* _Your objective_
Output, please, exactly those lines of the listing that come before the line with "var dsr = [26.6, 58.9, 40.2, 31.0, 42.5, 47.6, 43.6];", along with that line itself.

* _Stored data_
++++++++
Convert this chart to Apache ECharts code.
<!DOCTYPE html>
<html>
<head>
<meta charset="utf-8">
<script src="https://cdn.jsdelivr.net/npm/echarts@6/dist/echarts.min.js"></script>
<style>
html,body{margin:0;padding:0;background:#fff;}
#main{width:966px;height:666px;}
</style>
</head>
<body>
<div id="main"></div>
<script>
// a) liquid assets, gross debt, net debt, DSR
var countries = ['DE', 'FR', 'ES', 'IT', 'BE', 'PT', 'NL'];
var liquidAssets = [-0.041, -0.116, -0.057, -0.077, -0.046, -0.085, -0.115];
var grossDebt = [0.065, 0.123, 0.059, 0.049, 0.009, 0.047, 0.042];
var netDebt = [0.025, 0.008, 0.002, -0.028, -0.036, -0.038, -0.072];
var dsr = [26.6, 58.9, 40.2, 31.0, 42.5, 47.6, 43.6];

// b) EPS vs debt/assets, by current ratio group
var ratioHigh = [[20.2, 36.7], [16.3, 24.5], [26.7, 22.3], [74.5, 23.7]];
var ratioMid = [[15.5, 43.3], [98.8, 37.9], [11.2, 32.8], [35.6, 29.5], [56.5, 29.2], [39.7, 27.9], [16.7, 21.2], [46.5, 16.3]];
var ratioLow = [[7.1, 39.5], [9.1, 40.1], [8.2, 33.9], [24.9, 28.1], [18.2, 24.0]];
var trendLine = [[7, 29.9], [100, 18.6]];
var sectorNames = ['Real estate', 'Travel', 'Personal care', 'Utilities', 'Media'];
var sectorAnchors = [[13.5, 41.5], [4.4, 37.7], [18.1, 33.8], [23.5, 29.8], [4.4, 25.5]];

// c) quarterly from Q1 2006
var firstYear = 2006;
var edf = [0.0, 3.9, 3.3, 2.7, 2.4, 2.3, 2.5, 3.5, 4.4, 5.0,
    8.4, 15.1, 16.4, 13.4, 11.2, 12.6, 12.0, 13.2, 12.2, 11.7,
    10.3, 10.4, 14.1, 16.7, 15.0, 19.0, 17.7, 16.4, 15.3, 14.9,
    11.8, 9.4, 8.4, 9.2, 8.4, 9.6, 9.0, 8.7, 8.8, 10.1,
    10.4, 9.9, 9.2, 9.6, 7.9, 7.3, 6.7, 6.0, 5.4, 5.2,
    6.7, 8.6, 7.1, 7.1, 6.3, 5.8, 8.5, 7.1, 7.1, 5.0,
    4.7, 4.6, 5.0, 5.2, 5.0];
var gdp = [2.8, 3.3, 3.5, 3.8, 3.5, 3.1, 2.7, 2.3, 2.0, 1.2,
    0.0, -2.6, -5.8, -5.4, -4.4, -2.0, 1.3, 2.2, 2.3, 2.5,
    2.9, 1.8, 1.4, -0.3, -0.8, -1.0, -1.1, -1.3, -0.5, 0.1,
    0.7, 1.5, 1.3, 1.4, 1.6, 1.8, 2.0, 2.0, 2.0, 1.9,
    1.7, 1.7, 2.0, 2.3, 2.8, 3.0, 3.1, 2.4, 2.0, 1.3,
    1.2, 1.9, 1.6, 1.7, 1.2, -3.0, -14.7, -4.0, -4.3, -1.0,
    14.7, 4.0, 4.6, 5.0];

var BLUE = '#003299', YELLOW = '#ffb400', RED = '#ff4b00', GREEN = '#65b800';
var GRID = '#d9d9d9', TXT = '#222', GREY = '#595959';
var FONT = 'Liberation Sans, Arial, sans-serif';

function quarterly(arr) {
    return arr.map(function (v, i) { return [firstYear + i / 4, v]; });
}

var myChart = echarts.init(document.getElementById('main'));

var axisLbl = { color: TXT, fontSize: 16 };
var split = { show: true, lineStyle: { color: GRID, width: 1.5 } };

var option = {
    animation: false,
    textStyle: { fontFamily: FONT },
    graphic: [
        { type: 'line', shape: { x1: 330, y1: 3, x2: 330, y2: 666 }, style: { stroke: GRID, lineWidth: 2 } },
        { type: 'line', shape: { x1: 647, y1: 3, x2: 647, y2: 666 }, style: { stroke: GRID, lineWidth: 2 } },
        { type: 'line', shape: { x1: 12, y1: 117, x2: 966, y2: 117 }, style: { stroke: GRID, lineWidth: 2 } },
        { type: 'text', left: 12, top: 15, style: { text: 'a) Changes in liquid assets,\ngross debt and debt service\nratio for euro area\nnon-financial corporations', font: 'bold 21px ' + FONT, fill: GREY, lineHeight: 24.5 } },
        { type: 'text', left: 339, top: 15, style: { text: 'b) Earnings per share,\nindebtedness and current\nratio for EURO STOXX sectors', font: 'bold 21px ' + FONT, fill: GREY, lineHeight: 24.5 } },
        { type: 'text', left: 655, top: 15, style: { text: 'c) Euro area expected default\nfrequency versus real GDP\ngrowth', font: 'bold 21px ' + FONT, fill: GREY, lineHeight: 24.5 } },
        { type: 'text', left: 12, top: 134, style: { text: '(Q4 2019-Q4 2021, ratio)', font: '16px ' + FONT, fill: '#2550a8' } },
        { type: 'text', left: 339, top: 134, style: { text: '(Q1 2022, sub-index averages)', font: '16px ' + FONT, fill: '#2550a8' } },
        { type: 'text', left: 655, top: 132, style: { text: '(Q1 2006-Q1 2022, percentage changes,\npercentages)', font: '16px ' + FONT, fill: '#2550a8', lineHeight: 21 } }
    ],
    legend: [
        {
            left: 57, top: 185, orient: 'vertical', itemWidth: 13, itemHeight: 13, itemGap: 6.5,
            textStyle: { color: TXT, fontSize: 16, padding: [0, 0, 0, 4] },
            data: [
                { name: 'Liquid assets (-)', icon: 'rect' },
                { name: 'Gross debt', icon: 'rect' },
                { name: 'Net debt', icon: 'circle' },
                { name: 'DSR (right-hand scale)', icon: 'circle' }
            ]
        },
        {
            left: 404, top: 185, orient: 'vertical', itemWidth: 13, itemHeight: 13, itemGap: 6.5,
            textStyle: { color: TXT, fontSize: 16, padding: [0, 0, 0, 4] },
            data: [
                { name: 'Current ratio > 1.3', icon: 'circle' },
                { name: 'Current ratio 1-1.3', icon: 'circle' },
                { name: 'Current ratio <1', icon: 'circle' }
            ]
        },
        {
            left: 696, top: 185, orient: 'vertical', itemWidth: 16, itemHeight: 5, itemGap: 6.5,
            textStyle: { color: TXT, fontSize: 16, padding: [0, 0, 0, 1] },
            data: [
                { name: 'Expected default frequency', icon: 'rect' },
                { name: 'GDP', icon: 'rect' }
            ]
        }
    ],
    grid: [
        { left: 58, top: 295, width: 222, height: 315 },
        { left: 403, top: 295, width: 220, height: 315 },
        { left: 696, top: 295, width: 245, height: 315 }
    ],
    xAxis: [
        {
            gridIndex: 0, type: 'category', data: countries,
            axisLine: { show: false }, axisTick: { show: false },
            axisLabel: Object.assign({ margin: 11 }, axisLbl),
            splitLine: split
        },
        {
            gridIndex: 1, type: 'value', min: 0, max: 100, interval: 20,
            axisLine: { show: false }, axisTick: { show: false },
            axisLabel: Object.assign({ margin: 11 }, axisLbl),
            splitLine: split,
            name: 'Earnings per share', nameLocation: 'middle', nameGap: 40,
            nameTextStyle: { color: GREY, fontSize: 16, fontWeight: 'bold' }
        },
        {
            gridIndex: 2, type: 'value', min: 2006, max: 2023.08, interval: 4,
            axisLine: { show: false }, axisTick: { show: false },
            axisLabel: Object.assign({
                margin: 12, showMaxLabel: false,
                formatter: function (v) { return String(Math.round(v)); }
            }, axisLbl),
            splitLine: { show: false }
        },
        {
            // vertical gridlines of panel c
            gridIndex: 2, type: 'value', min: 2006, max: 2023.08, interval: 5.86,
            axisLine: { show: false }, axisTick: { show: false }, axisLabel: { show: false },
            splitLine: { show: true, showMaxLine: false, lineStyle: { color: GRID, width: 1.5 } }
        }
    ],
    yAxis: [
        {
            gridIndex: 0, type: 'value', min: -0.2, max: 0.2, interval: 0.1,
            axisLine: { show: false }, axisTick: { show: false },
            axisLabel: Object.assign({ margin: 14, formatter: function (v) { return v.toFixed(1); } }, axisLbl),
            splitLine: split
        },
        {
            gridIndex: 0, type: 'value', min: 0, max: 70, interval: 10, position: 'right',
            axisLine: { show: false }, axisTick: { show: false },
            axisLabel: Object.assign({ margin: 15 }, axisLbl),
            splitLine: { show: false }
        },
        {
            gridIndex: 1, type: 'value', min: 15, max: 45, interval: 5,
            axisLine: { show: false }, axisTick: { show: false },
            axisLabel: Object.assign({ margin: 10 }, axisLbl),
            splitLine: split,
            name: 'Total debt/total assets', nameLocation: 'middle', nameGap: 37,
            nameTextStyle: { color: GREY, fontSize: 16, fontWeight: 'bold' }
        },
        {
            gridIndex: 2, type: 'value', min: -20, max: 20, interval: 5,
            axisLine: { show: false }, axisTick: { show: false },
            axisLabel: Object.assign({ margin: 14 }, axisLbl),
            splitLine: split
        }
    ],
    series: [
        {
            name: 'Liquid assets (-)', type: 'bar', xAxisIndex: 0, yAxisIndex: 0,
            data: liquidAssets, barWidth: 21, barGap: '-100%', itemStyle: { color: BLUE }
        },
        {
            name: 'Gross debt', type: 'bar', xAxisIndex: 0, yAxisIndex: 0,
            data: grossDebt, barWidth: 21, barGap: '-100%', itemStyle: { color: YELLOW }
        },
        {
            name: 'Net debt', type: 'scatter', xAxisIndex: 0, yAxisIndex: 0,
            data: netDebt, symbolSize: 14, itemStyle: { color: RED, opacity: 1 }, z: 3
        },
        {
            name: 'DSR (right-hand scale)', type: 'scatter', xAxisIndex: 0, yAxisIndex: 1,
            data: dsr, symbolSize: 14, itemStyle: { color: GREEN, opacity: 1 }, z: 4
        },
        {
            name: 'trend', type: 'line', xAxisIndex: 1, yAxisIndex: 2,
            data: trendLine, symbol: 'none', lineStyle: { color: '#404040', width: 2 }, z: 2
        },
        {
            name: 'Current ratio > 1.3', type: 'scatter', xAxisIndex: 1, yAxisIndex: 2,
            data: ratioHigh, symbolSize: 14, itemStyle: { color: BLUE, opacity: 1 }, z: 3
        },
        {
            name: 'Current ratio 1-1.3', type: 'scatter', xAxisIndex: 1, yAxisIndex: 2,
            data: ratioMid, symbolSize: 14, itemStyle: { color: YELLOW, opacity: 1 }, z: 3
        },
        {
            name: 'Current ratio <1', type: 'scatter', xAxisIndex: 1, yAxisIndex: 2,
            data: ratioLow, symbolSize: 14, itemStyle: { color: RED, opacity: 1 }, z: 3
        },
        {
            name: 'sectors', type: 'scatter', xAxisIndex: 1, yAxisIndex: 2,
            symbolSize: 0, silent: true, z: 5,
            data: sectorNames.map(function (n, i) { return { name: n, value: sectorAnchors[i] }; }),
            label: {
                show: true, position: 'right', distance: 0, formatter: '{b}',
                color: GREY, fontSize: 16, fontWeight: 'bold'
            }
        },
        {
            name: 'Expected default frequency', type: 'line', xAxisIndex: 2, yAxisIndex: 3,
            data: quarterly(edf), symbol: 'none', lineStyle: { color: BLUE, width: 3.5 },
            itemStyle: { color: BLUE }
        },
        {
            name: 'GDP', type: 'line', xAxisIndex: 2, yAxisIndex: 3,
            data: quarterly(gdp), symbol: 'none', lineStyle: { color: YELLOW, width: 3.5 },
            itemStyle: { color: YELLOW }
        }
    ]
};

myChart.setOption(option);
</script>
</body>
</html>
++++++++
* _Solution for this exercise_
Convert this chart to Apache ECharts code.
<!DOCTYPE html>
<html>
<head>
<meta charset="utf-8">
<script src="https://cdn.jsdelivr.net/npm/echarts@6/dist/echarts.min.js"></script>
<style>
html,body{margin:0;padding:0;background:#fff;}
#main{width:966px;height:666px;}
</style>
</head>
<body>
<div id="main"></div>
<script>
// a) liquid assets, gross debt, net debt, DSR
var countries = ['DE', 'FR', 'ES', 'IT', 'BE', 'PT', 'NL'];
var liquidAssets = [-0.041, -0.116, -0.057, -0.077, -0.046, -0.085, -0.115];
var grossDebt = [0.065, 0.123, 0.059, 0.049, 0.009, 0.047, 0.042];
var netDebt = [0.025, 0.008, 0.002, -0.028, -0.036, -0.038, -0.072];
var dsr = [26.6, 58.9, 40.2, 31.0, 42.5, 47.6, 43.6];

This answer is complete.